Skip the pictures. Copy all the rest of the records down exactly.

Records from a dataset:
===

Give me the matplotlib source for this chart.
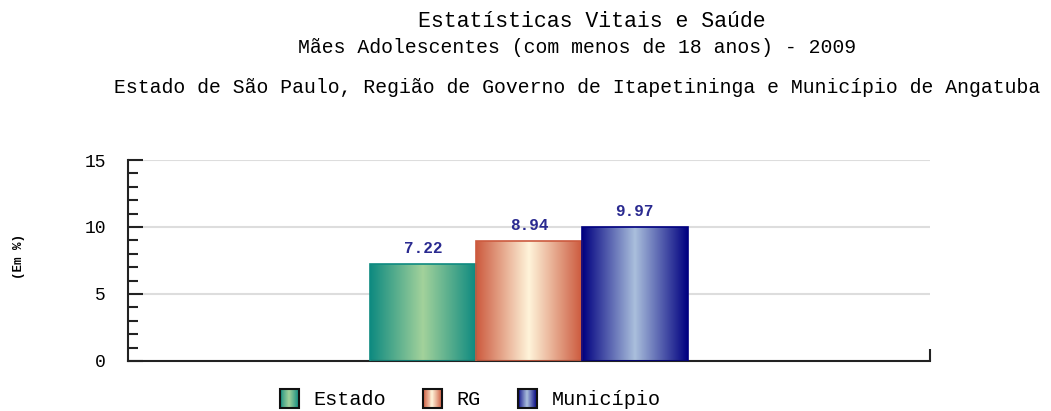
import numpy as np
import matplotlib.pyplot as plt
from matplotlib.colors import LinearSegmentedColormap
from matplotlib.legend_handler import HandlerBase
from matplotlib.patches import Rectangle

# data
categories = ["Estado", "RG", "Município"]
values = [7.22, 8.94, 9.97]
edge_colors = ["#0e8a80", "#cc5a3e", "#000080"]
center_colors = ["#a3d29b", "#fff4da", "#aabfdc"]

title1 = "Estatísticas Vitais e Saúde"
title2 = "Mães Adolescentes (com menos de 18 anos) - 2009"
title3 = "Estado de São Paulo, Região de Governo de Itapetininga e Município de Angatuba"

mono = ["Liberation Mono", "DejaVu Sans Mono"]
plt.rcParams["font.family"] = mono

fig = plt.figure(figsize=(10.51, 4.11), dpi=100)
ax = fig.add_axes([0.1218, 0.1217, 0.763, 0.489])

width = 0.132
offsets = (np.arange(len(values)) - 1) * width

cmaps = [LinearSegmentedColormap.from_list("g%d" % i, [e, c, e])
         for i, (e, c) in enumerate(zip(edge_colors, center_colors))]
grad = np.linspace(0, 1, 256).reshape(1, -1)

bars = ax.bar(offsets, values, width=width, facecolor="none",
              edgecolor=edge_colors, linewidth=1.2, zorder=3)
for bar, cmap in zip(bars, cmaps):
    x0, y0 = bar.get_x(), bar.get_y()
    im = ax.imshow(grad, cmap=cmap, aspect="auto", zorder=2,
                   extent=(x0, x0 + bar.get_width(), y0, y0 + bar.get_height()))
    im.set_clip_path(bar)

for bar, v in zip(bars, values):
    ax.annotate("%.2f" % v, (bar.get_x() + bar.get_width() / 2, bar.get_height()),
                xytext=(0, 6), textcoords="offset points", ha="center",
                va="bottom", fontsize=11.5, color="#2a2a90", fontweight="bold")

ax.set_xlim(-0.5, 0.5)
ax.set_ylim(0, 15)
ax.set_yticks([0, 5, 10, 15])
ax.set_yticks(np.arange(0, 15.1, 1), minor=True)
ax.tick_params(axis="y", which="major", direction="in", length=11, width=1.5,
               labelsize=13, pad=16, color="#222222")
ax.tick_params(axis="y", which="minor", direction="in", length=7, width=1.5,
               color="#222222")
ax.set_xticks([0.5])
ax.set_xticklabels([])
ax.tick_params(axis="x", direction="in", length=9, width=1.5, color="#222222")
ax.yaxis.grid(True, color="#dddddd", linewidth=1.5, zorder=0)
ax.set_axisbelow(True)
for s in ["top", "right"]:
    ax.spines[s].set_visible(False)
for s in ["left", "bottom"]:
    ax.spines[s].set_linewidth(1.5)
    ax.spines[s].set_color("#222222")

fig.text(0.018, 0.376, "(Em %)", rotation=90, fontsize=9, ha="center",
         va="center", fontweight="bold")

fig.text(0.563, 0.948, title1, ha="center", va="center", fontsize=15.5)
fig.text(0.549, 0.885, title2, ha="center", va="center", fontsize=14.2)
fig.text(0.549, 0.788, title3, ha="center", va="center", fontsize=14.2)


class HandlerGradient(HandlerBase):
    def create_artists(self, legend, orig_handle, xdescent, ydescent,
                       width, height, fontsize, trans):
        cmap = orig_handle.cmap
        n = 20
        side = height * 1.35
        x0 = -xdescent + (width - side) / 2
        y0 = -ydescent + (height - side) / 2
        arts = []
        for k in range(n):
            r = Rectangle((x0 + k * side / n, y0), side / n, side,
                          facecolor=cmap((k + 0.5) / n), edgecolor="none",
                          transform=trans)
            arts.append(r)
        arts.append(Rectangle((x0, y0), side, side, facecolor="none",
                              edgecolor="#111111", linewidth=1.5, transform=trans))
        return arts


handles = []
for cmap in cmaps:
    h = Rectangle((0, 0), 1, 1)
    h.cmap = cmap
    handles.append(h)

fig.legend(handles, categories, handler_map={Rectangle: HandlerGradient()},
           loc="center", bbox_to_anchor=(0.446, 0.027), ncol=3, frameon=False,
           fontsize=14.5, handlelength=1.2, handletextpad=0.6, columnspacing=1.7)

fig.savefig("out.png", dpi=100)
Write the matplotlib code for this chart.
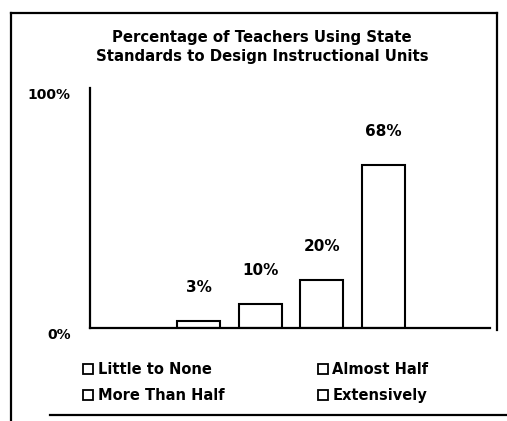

===

TASK RESPONSE>
Give me the matplotlib source for this chart.
import numpy as np
import matplotlib.pyplot as plt
from matplotlib.colors import LinearSegmentedColormap
from matplotlib.legend_handler import HandlerBase
from matplotlib.patches import Rectangle

# data
categories = ["Estado", "RG", "Município"]
values = [7.22, 8.94, 9.97]
edge_colors = ["#0e8a80", "#cc5a3e", "#000080"]
center_colors = ["#a3d29b", "#fff4da", "#aabfdc"]

title1 = "Estatísticas Vitais e Saúde"
title2 = "Mães Adolescentes (com menos de 18 anos) - 2009"
title3 = "Estado de São Paulo, Região de Governo de Itapetininga e Município de Angatuba"

mono = ["Liberation Mono", "DejaVu Sans Mono"]
plt.rcParams["font.family"] = mono

fig = plt.figure(figsize=(10.51, 4.11), dpi=100)
ax = fig.add_axes([0.1218, 0.1217, 0.763, 0.489])

width = 0.132
offsets = (np.arange(len(values)) - 1) * width

cmaps = [LinearSegmentedColormap.from_list("g%d" % i, [e, c, e])
         for i, (e, c) in enumerate(zip(edge_colors, center_colors))]
grad = np.linspace(0, 1, 256).reshape(1, -1)

bars = ax.bar(offsets, values, width=width, facecolor="none",
              edgecolor=edge_colors, linewidth=1.2, zorder=3)
for bar, cmap in zip(bars, cmaps):
    x0, y0 = bar.get_x(), bar.get_y()
    im = ax.imshow(grad, cmap=cmap, aspect="auto", zorder=2,
                   extent=(x0, x0 + bar.get_width(), y0, y0 + bar.get_height()))
    im.set_clip_path(bar)

for bar, v in zip(bars, values):
    ax.annotate("%.2f" % v, (bar.get_x() + bar.get_width() / 2, bar.get_height()),
                xytext=(0, 6), textcoords="offset points", ha="center",
                va="bottom", fontsize=11.5, color="#2a2a90", fontweight="bold")

ax.set_xlim(-0.5, 0.5)
ax.set_ylim(0, 15)
ax.set_yticks([0, 5, 10, 15])
ax.set_yticks(np.arange(0, 15.1, 1), minor=True)
ax.tick_params(axis="y", which="major", direction="in", length=11, width=1.5,
               labelsize=13, pad=16, color="#222222")
ax.tick_params(axis="y", which="minor", direction="in", length=7, width=1.5,
               color="#222222")
ax.set_xticks([0.5])
ax.set_xticklabels([])
ax.tick_params(axis="x", direction="in", length=9, width=1.5, color="#222222")
ax.yaxis.grid(True, color="#dddddd", linewidth=1.5, zorder=0)
ax.set_axisbelow(True)
for s in ["top", "right"]:
    ax.spines[s].set_visible(False)
for s in ["left", "bottom"]:
    ax.spines[s].set_linewidth(1.5)
    ax.spines[s].set_color("#222222")

fig.text(0.018, 0.376, "(Em %)", rotation=90, fontsize=9, ha="center",
         va="center", fontweight="bold")

fig.text(0.563, 0.948, title1, ha="center", va="center", fontsize=15.5)
fig.text(0.549, 0.885, title2, ha="center", va="center", fontsize=14.2)
fig.text(0.549, 0.788, title3, ha="center", va="center", fontsize=14.2)


class HandlerGradient(HandlerBase):
    def create_artists(self, legend, orig_handle, xdescent, ydescent,
                       width, height, fontsize, trans):
        cmap = orig_handle.cmap
        n = 20
        side = height * 1.35
        x0 = -xdescent + (width - side) / 2
        y0 = -ydescent + (height - side) / 2
        arts = []
        for k in range(n):
            r = Rectangle((x0 + k * side / n, y0), side / n, side,
                          facecolor=cmap((k + 0.5) / n), edgecolor="none",
                          transform=trans)
            arts.append(r)
        arts.append(Rectangle((x0, y0), side, side, facecolor="none",
                              edgecolor="#111111", linewidth=1.5, transform=trans))
        return arts


handles = []
for cmap in cmaps:
    h = Rectangle((0, 0), 1, 1)
    h.cmap = cmap
    handles.append(h)

fig.legend(handles, categories, handler_map={Rectangle: HandlerGradient()},
           loc="center", bbox_to_anchor=(0.446, 0.027), ncol=3, frameon=False,
           fontsize=14.5, handlelength=1.2, handletextpad=0.6, columnspacing=1.7)

fig.savefig("out.png", dpi=100)
Write the matplotlib code for this chart.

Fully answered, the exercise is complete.